Observateur attentif des scènes politiques québécoise et canadienne, l'ancien journaliste de La Presse, Denis Lessard, nous raconte quelques moments-clés de la carrière de l'ancien premier ministre Brian Mulroney.
Comment expliquer que Brian Mulroney, élu pour une première fois en 1984 avec presque un raz-de-marée, avait un taux de popularité de 12 % en novembre 1992 - soit le plus bas de l'histoire - huit ans plus tard?
«Vous avez raison de parler de raz-de-marée en 1984, parce qu'il avait obtenu 211 députés. C'était la plus forte majorité obtenue par un premier ministre au Canada. C'est encore un record aujourd'hui.
«Un mois plus tôt, il y avait eu le référendum sur Charlottetown. Vous savez que ça a un peu cristallisé le mécontentement des Canadiens envers Mulroney parce qu'il y avait déjà deux mandats de fait.
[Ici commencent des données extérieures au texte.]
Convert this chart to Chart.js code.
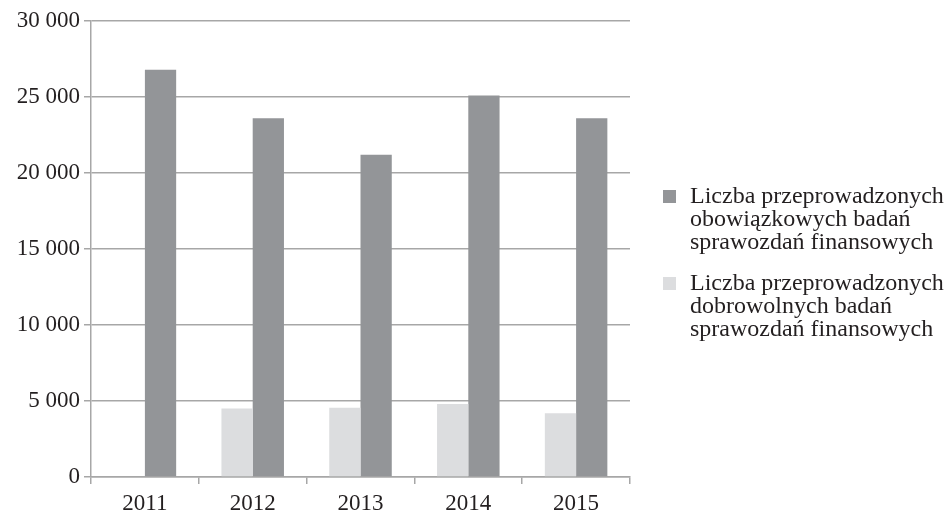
<!DOCTYPE html>
<html>
<head>
<meta charset="utf-8">
<script src="https://cdn.jsdelivr.net/npm/chart.js@4/dist/chart.umd.min.js"></script>
<style>
  html, body { margin: 0; padding: 0; background: #fff; }
  #wrap { position: relative; width: 950px; height: 515px; }
  #legend { position: absolute; left: 663px; top: 184px; font-family: "Liberation Serif", "Times New Roman", serif; font-size: 24px; line-height: 23px; color: #231f20; white-space: nowrap; }
  .item { position: relative; padding-left: 27px; margin-bottom: 18px; }
  .box { position: absolute; left: 0; top: 6px; width: 13px; height: 13px; }
</style>
</head>
<body>
<div id="wrap">
  <canvas id="c" width="950" height="515"></canvas>
  <div id="legend"></div>
</div>
<script>
const categories = ["2011", "2012", "2013", "2014", "2015"];
const obowiazkowe = [26800, 23600, 21200, 25100, 23600];
const dobrowolne = [null, 4500, 4550, 4800, 4200];
const seriesNames = [
  ["Liczba przeprowadzonych", "obowiązkowych badań", "sprawozdań finansowych"],
  ["Liczba przeprowadzonych", "dobrowolnych badań", "sprawozdań finansowych"]
];
const yTicks = [0, 5000, 10000, 15000, 20000, 25000, 30000];

const darkColor = "#939598";
const lightColor = "#dcdddf";
const gridColor = "#a7a7a7";
const font = { family: "'Liberation Serif', 'Times New Roman', serif", size: 23 };

function fmt(v) {
  return String(v).replace(/\B(?=(\d{3})+(?!\d))/g, " ");
}

new Chart(document.getElementById("c"), {
  type: "bar",
  data: {
    labels: categories,
    datasets: [
      { label: seriesNames[1].join(" "), data: dobrowolne, backgroundColor: lightColor },
      { label: seriesNames[0].join(" "), data: obowiazkowe, backgroundColor: darkColor }
    ]
  },
  options: {
    responsive: false,
    animation: false,
    layout: { padding: { left: 0, right: 320, top: 21, bottom: 0 } },
    plugins: { legend: { display: false }, tooltip: { enabled: false } },
    datasets: { bar: { categoryPercentage: 0.58, barPercentage: 1.0 } },
    scales: {
      x: {
        offset: true,
        grid: { offset: true, drawOnChartArea: false, drawTicks: true, tickLength: 7, color: gridColor, lineWidth: 1.5 },
        border: { display: true, color: gridColor, width: 1.5 },
        ticks: { font: font, color: "#231f20", padding: 6 },
        afterFit: s => { s.height = 38; }
      },
      y: {
        min: 0, max: 30000,
        afterBuildTicks: s => { s.ticks = yTicks.map(v => ({ value: v })); },
        grid: { color: gridColor, lineWidth: 1.5, tickLength: 7 },
        border: { display: true, color: gridColor, width: 1.5 },
        ticks: { font: font, color: "#231f20", padding: 4, callback: v => fmt(v) },
        afterFit: s => { s.width = 91; }
      }
    }
  }
});

const legend = document.getElementById("legend");
[[seriesNames[0], darkColor], [seriesNames[1], lightColor]].forEach(([lines, col]) => {
  const d = document.createElement("div");
  d.className = "item";
  d.innerHTML = '<span class="box" style="background:' + col + '"></span>' + lines.join("<br>");
  legend.appendChild(d);
});
</script>
</body>
</html>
Charlottetown, les gens avaient leurs craintes. Vous savez qu'à l'époque, Trudeau et puis Chrétien, qui était chef de l'opposition à l'époque, avaient fait une campagne assez dure à l'endroit de la volonté de remettre le Québec dans la Constitution, mais au prix de la reconnaissance d'une société distincte et puis toutes sortes de conditions qui, un peu, inquiétaient, si on veut, au Canada anglais.»
«À l'automne 93, Mulroney était déjà à la fin de son deuxième mandat. C'était son va-tout, un peu qu'il abattait. Lui-même avait parlé dans une entrevue qui avait fait la manchette au Globe and Mail qu'il avait «lancé les dés dans l'espoir de gagner.» Mais au Canada, on n'avait pas beaucoup apprécié cette volonté un peu de jouer avec l'avenir du pays.»
Où est-ce que Denis Lessard situe Brian Mulroney dans l'histoire des premiers ministres du Canada?
«C'est sûr que c'est le niveau le plus élevé, parce qu'il y a eu sa volonté, sa détermination à faire des choses et des choses risquées, parce qu'on a vu qu'il y a eu deux échecs successifs avec la réintégration du Québec dans la Constitution. Mais aujourd'hui, avec 83 % des Canadiens qui jugent son bilan positif, ce n'est pas négligeable. Même 87 % des Québécois trouvent son bilan positif, C'est assez remarquable.»
«Il a toujours dit qu'il ne travaillait pas en fonction de la manchette dans dix jours, mais pour la situation, le bien-être du Canada dans dix ans. Puis, avec le temps, avec le recul du temps, on s'aperçoit qu'il avait raison, que l'histoire lui a été très, très favorable, si on veut. Parce que ses réussites remarquables ont été réalisées. Les gens ont pu les constater, mais longtemps après son départ de la scène politique.»